Under the agreement, the Government has confirmed it will make it as difficult as possible for the media to produce league tables that rank schools.
It follows a threat from hundreds of primary school principals to boycott the policy unless changes were made to limit public access to performance data.
The peace deal with NZEI, the Principals Federation and the School Trustees Association follows months of disagreements between the groups over the introduction of the policy, which will see pupils from years 1 to 8 assessed in numeracy and literacy against national academic standards from next year.
Mrs Tolley told The Dominion Post the deal was a "a momentous occasion".
"I can't stress enough that it took my breath away that we have all for the first time sat round the table and said, 'Yes, we are going to make this work together.' That is fantastic."
She said she told the groups she was prepared to work with them to stop the use of league tables. "We want to make it as difficult for you [media] as possible. It will be too hard and too much work and not worth it in the end. There are a few ideas we will discuss as to how we can do that."

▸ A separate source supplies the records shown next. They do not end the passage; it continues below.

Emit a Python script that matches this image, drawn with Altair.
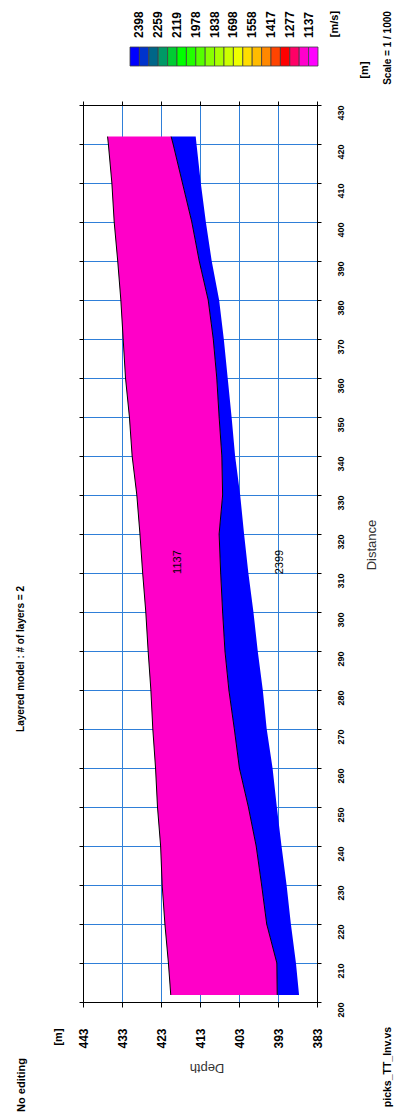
import altair as alt
import pandas as pd

FONT = "Liberation Sans"
PINK = "#FF00C8"
BLUE = "#0000FF"
GRID = "#2f7fd8"

# ---- data ----
distance = [201.8, 210, 220, 230, 240, 250, 260, 270, 280, 290, 300, 310, 320, 330,
            340, 350, 360, 370, 380, 390, 400, 410, 420, 421.9]
surface = [420.5, 421.1, 422.0, 422.7, 423.1, 423.9, 424.4, 425.1, 425.6, 426.3, 426.9, 427.7,
           428.4, 429.2, 430.4, 431.1, 432.1, 432.7, 433.3, 434.1, 435.0, 435.6, 436.5, 436.7]
interface = [393.2, 393.3, 395.9, 397.2, 398.6, 400.6, 402.9, 404.2, 405.6, 406.6, 407.2, 407.7,
             408.1, 407.2, 407.4, 408.1, 408.7, 409.6, 410.9, 413.2, 415.1, 417.5, 419.9, 420.4]
bottom = [387.6, 388.4, 389.7, 390.8, 392.1, 393.3, 394.4, 395.9, 396.9, 398.2, 399.3, 400.6,
          401.7, 402.7, 404.0, 404.9, 405.9, 406.9, 408.1, 410.0, 411.5, 412.8, 413.9, 414.1]

layer_velocity = ["1137", "2399"]
layer_label_depth = [418.6, 392.5]
layer_label_dist = [312.8, 312.8]

depth_ticks = [383, 393, 403, 413, 423, 433, 443]
distance_ticks = list(range(200, 431, 10))

colorbar_index = list(range(20))
colorbar_colors = ["#0000FF", "#0033CC", "#006688", "#009966", "#00CC33", "#00FF00", "#22FF00",
                   "#55FF00", "#88FF00", "#AAFF00", "#CCFF00", "#EEFF00", "#FFDD00", "#FFBB00",
                   "#FF8800", "#FF4400", "#FF0000", "#FF0066", "#FF00CC", "#FF00FF"]
colorbar_labels = ["2398", "2259", "2119", "1978", "1838", "1698", "1558", "1417", "1277", "1137"]
colorbar_label_pos = [1, 3, 5, 7, 9, 11, 13, 15, 17, 19]

# ---- tables ----
model = pd.DataFrame({"dist": distance, "surface": surface, "interface": interface, "bottom": bottom})
labels_df = pd.DataFrame({"v": layer_velocity, "depth": layer_label_depth, "dist": layer_label_dist})
cb_df = pd.DataFrame({"i0": colorbar_index, "i1": [i + 1 for i in colorbar_index],
                      "c": [str(i) for i in colorbar_index]})
cb_lab_df = pd.DataFrame({"t": colorbar_labels, "p": colorbar_label_pos})

XS = alt.Scale(domain=[383, 443], reverse=True, nice=False, zero=False)
YS = alt.Scale(domain=[200, 430], nice=False, zero=False)
CBX = alt.Scale(domain=[-5, 19.894], nice=False, zero=False)

x_axis_bottom = alt.Axis(orient="bottom", values=depth_ticks, title=None, grid=True,
                         gridColor=GRID, gridWidth=1, gridOpacity=1,
                         domainColor="black", tickColor="black", tickSize=5,
                         labelAngle=270, labelAlign="right", labelBaseline="middle",
                         labelPadding=21, labelFont=FONT, labelFontSize=12,
                         labelFontWeight="bold", labelColor="black", format="d")
y_axis_right = alt.Axis(orient="right", values=distance_ticks, title=None, grid=True,
                        gridColor=GRID, gridWidth=1, gridOpacity=1,
                        domainColor="black", tickColor="black", tickSize=4,
                        labelAngle=270, labelAlign="right", labelBaseline="middle",
                        labelPadding=19, labelFont=FONT, labelFontSize=9,
                        labelFontWeight="bold", labelColor="black", format="d")

pink = alt.Chart(model).mark_area(orient="horizontal", color=PINK).encode(
    y=alt.Y("dist:Q", scale=YS, axis=y_axis_right),
    x=alt.X("surface:Q", scale=XS, axis=x_axis_bottom),
    x2="interface:Q",
)
blue = alt.Chart(model).mark_area(orient="horizontal", color=BLUE).encode(
    y=alt.Y("dist:Q", scale=YS, axis=None),
    x=alt.X("interface:Q", scale=XS, axis=None),
    x2="bottom:Q",
)
surf_line = alt.Chart(model).mark_line(color="black", strokeWidth=1).encode(
    y=alt.Y("dist:Q", scale=YS, axis=None),
    x=alt.X("surface:Q", scale=XS, axis=None),
    order="dist:Q",
)
iface_line = alt.Chart(model).mark_line(color="black", strokeWidth=1).encode(
    y=alt.Y("dist:Q", scale=YS, axis=None),
    x=alt.X("interface:Q", scale=XS, axis=None),
    order="dist:Q",
)
other_axes = alt.Chart(model).mark_point(opacity=0).encode(
    y=alt.Y("dist:Q", scale=YS,
            axis=alt.Axis(orient="left", values=distance_ticks, title=None, grid=False,
                          labels=False, domainColor="black", tickColor="black", tickSize=4)),
    x=alt.X("surface:Q", scale=XS,
            axis=alt.Axis(orient="top", values=depth_ticks, title=None, grid=False,
                          labels=False, domainColor="black", tickColor="black", tickSize=4)),
)
region_text = alt.Chart(labels_df).mark_text(angle=270, font=FONT, fontSize=11, color="black",
                                             align="center", baseline="middle").encode(
    x=alt.X("depth:Q", scale=XS, axis=None),
    y=alt.Y("dist:Q", scale=YS, axis=None),
    text="v:N",
)

colorbar = alt.Chart(cb_df).mark_rect(stroke="#404040", strokeWidth=0.8).encode(
    x=alt.X("i0:Q", scale=CBX, axis=None),
    x2="i1:Q",
    y=alt.value(-58),
    y2=alt.value(-39),
    color=alt.Color("c:N", scale=alt.Scale(domain=[str(i) for i in colorbar_index],
                                           range=colorbar_colors), legend=None),
)
colorbar_text = alt.Chart(cb_lab_df).mark_text(angle=270, font=FONT, fontSize=12, fontWeight="bold",
                                               color="black", align="left", baseline="middle").encode(
    x=alt.X("p:Q", scale=CBX, axis=None),
    y=alt.value(-67),
    text="t:N",
)


def note(text, x, y, angle, size, weight="bold", color="black"):
    return alt.Chart(pd.DataFrame({"t": [text]})).mark_text(
        angle=angle, font=FONT, fontSize=size, fontWeight=weight, color=color,
        align="center", baseline="middle").encode(x=alt.value(x), y=alt.value(y), text="t:N")


notes = [
    note("No editing", -61, 980, 270, 11),
    note("Layered model : # of layers = 2", -62, 554, 270, 10),
    note("[m]", -24, 932, 270, 11),
    note("[m/s]", 252, -81, 270, 11),
    note("[m]", 282, -35, 270, 11),
    note("Scale = 1 / 1000", 305, -57, 270, 10),
    note("picks_TT_Inv.vs", 305, 962, 270, 10.5),
    note("Distance", 289, 440, 270, 13, "normal", "#333333"),
    note("Depth", 124, 963, 180, 13, "normal", "#333333"),
]

chart = alt.layer(
    pink, blue, surf_line, iface_line, other_axes, region_text, colorbar, colorbar_text, *notes
).resolve_scale(
    x="independent", y="independent", color="independent"
).properties(
    width=234, height=897,
    autosize=alt.AutoSizeParams(type="none"),
    padding={"left": 75, "top": 97, "right": 77, "bottom": 110},
).configure_view(stroke="black", strokeWidth=1)

chart.save("out.html", embed_options={"renderer": "svg", "actions": False})
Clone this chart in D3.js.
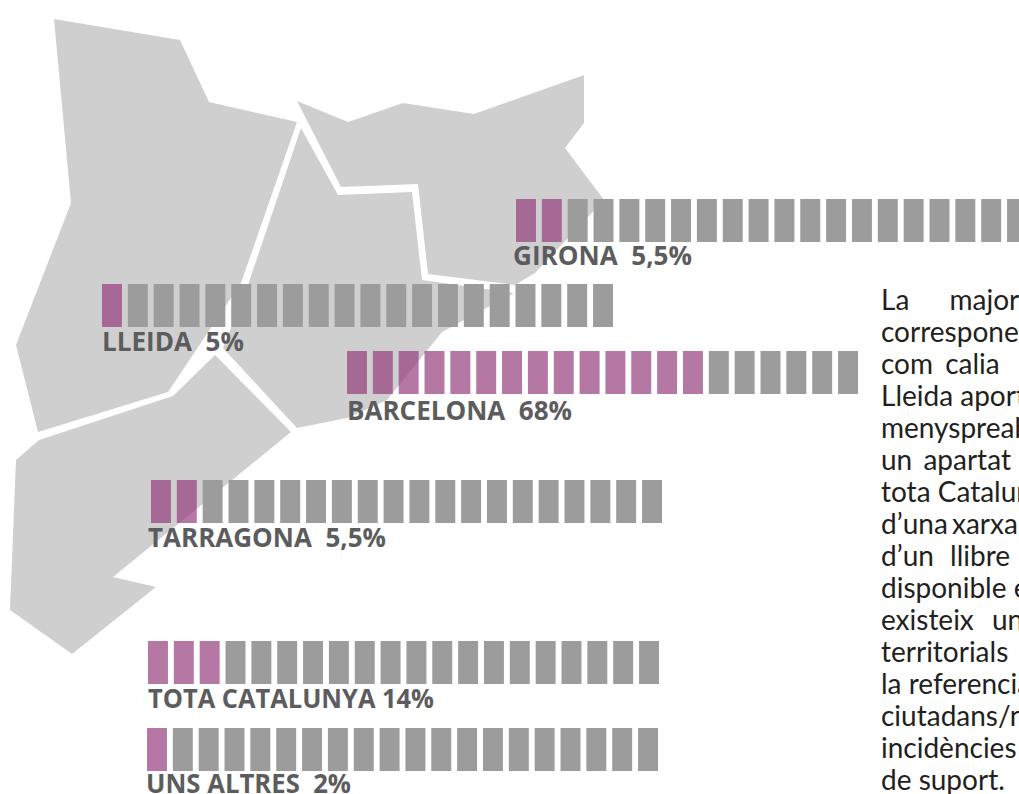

School Trustees Association president Lorraine Kerr was not surprised it had taken the groups so long to come to an agreement because they all had different members with different concerns.
"But now we are all on board we can work towards the same goal – lifting student achievement."
NZEI president Frances Nelson said the Education Ministry and Mrs Tolley had shown a commitment to ensuring the standards were not used to undermine schools. She was happy for performance data to be given to parents.
The agreement came hours before Mrs Tolley was due to issue a letter to primary school principals that revealed details about the standards. It was pulled after the meeting with unions. Instead, the plan will be released next week and will include a joint announcement confirming the new partnership.
The letter obtained by The Dominion Post reveals plans to make school principals more accountable by reporting to the Government about how they intend to lift pupils' achievement levels.
They will also have to report on the percentage of pupils above, below or well below the standard, broken down into groups including Maori, Pasifika and gender.
Schools that are not meeting the standards will then qualify for a slice of $36 million in extra funds.
"The Ministry of Education holds a great deal of information about your schools, your teachers, your property. What we don't know though is how students are actually achieving," Mrs Tolley said in the letter. "We need this information to make good decisions about how to target our resources to lift student achievement."
The Education Ministry would intervene if a school's results and subsequent action plan were not up to scratch.
"We want to know what they are going to do to lift achievement and how we can help. They need to be thinking more carefully about what are the actions they need to take."
The standards will be issued by Mrs Tolley and Prime Minister John Key on October 23.